The right amount of scheduling
Most children can struggle when they don't have down time. For many children, however, the struggle might become more complicated if they have sensory issues. Both over-stimulated and under-stimulated children can run into problems with or without free time.
If you aren’t sure what activity level is right for your child, err on the side of less is more, at least to start. Schedule two activities and see how it goes. Make sure to leave room for adjustment. If your child seems out of sorts with a schedule, give him time to adapt before you make the choice to add or drop an activity. Always keep in mind that while structure is important, your kid is just a kid.
With two to three days of the week specifically allotted to playtime and family time, your child can develop her own interests. Once she is able to make many of her own decisions, such as packing her own lunch and knowing what time she needs to start getting ready, she may choose to have a high activity level, but one that she has chosen for herself. Through this method, she has not only found her interests, but also learned to manage her time.

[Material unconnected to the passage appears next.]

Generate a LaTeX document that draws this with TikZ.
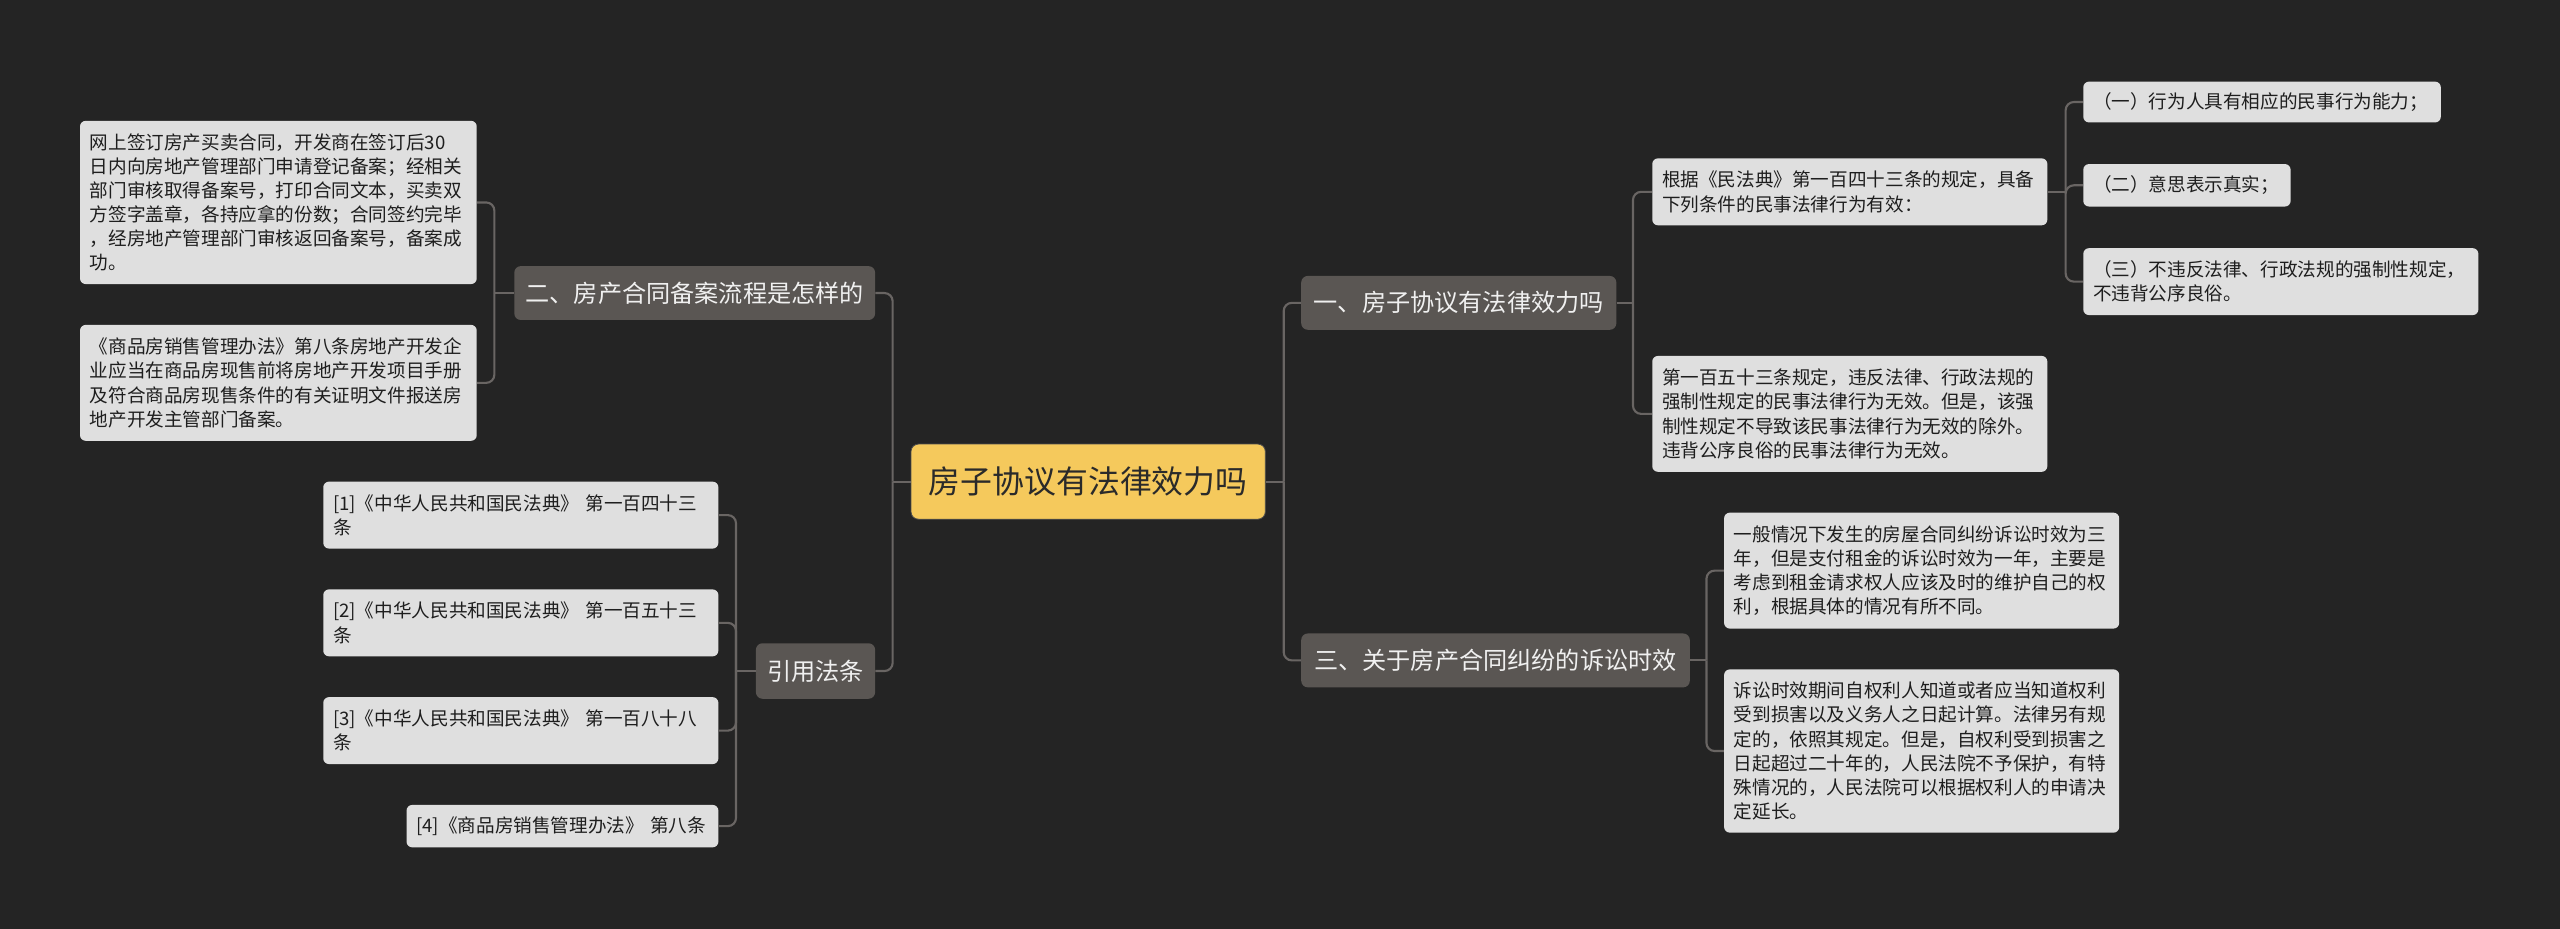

You can be over-scheduled, too
As adults, we are impacted by stress as much or more than our children. When you are crunched for time and worrying about getting to the next activity, your child picks up on that. As parents, we forget that play is important to us, too. Removing a couple of your children’s activities during the week will make them less over-stimulated and make you less pressed for time. The playtime you have with your children as a result can serve as a stress reliever for you as well as a means of creating important memories with your children.